*SOURCE MATERIAL*:
-------

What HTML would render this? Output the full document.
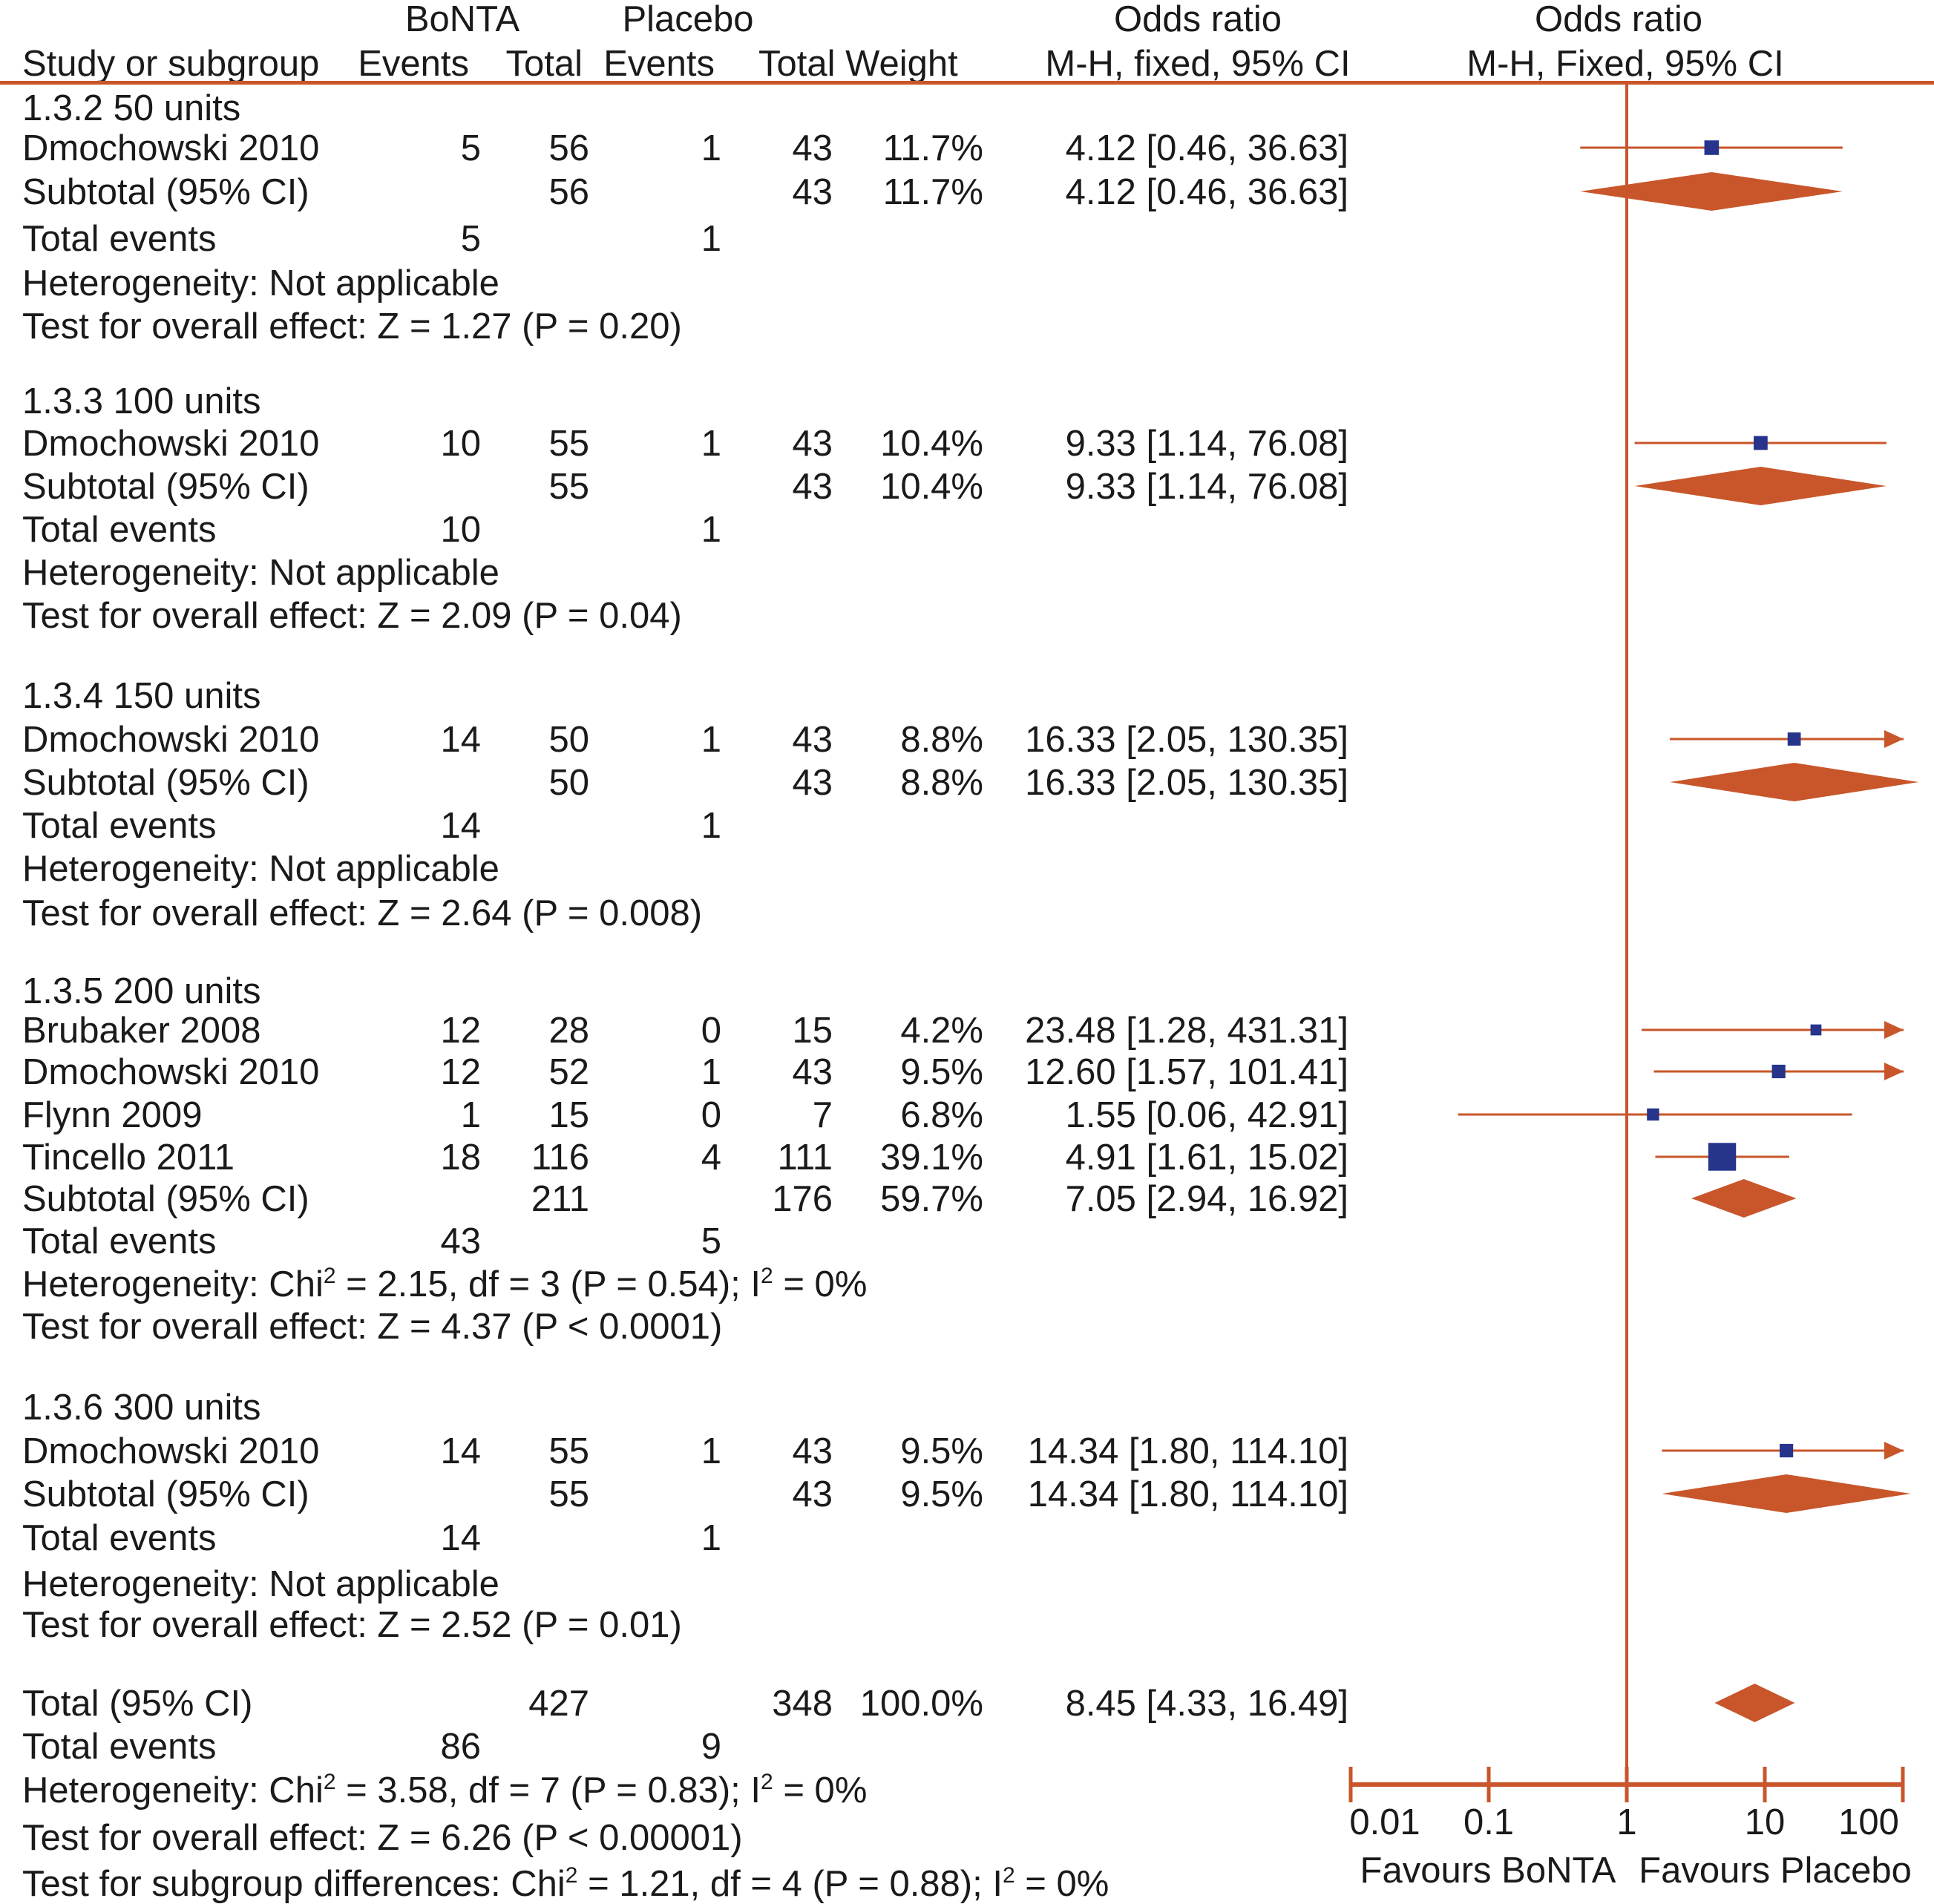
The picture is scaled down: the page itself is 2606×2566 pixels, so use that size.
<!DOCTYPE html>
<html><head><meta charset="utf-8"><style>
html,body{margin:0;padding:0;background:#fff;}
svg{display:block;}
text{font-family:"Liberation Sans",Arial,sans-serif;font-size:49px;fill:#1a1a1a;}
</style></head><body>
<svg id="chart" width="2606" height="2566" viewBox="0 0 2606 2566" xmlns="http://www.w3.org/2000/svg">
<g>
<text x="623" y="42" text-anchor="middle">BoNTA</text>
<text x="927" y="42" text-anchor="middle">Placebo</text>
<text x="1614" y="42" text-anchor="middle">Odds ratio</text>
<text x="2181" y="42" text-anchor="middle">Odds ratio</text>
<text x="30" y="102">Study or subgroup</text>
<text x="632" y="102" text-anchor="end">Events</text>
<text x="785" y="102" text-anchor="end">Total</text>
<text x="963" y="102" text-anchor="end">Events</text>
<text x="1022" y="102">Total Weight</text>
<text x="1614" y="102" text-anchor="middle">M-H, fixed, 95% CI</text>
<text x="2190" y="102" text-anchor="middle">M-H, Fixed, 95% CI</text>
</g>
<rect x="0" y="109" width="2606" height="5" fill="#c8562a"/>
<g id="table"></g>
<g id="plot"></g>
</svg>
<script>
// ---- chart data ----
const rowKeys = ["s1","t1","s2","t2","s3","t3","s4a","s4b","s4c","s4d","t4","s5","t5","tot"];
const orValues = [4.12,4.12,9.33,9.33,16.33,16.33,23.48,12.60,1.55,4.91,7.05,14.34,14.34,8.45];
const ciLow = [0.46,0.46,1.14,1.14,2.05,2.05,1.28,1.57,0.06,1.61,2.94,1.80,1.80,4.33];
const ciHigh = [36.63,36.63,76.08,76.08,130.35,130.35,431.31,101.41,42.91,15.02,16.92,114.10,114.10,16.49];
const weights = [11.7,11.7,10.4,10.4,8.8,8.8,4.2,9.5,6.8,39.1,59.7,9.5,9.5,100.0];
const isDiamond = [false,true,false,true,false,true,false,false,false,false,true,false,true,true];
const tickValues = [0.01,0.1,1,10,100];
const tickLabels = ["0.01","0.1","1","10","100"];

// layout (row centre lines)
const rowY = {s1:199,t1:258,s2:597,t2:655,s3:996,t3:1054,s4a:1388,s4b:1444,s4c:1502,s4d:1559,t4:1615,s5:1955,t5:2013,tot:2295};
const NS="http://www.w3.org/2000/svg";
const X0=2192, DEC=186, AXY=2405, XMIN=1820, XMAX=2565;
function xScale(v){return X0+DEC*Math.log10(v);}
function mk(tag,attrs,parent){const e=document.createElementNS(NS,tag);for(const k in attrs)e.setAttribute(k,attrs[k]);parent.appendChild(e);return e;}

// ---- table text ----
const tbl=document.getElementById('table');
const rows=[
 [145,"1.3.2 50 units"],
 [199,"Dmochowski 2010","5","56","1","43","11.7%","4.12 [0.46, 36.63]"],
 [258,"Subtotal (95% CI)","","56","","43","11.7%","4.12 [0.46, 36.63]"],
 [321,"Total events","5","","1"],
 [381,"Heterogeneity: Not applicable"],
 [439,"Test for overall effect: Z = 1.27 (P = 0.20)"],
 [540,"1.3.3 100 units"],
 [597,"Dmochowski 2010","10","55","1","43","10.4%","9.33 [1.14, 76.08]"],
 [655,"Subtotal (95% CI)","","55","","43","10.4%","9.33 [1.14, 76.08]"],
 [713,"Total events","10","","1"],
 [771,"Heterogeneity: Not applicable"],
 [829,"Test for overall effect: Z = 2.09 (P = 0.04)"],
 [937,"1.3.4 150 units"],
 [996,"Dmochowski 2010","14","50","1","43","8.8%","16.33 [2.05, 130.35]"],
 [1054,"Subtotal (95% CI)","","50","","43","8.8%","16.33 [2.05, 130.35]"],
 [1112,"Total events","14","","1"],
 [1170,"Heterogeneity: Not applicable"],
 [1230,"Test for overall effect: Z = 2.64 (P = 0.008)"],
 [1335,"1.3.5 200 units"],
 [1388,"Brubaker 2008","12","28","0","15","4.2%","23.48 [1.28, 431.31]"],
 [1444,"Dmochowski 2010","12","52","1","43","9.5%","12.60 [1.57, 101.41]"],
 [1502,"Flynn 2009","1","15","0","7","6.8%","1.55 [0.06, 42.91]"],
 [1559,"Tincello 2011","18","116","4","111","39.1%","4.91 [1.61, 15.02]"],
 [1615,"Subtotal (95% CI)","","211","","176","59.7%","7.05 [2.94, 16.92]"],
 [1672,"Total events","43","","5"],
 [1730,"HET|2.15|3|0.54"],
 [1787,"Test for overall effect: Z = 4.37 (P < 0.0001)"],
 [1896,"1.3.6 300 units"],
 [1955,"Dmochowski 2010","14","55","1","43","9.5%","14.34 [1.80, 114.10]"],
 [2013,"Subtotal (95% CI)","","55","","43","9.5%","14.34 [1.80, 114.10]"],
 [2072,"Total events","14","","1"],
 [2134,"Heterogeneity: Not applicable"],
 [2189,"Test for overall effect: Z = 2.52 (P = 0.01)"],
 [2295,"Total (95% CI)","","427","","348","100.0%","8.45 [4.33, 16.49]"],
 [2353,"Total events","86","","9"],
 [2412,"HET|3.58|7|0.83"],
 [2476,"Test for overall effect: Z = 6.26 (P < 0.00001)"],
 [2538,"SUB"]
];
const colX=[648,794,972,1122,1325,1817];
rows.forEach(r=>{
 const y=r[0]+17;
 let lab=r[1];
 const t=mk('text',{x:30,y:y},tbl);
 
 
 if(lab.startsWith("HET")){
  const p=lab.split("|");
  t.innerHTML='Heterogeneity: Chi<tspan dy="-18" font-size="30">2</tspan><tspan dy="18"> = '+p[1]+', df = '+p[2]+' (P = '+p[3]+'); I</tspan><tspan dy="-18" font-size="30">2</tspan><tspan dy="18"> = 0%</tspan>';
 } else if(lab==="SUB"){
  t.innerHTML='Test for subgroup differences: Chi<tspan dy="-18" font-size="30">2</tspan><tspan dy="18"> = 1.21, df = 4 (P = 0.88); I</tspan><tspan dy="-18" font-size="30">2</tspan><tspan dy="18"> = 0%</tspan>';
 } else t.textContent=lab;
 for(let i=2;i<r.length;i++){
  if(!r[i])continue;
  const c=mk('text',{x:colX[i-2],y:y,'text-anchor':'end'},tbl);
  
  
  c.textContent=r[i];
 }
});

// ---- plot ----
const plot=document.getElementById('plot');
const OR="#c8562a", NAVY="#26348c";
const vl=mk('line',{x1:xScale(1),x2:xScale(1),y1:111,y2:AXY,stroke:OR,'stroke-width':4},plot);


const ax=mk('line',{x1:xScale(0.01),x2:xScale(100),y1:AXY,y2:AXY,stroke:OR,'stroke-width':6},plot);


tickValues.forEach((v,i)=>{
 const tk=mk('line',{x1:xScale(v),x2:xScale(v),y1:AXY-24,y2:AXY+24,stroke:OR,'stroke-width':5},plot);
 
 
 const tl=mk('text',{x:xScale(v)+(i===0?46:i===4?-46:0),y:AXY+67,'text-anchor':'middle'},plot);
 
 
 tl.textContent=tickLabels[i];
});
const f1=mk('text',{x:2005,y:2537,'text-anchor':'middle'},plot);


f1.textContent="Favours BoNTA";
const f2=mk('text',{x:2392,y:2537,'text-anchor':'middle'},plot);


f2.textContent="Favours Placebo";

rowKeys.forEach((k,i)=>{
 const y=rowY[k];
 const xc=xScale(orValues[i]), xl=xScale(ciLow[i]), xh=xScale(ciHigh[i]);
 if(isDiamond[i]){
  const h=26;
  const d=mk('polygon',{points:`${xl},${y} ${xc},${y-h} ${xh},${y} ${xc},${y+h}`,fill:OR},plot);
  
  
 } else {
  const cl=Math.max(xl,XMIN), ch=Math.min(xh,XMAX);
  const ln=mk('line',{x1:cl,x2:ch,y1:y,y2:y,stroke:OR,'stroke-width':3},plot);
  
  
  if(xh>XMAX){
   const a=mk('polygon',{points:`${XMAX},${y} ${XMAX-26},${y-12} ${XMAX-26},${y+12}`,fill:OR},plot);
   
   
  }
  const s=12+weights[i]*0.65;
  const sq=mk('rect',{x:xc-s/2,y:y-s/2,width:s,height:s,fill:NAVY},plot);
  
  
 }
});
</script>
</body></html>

-------

*THE PROBLEM*:
How many of the lines above include the string "document"? Reply with the number by itself.

*RESPONSE TO THE TASK*:
4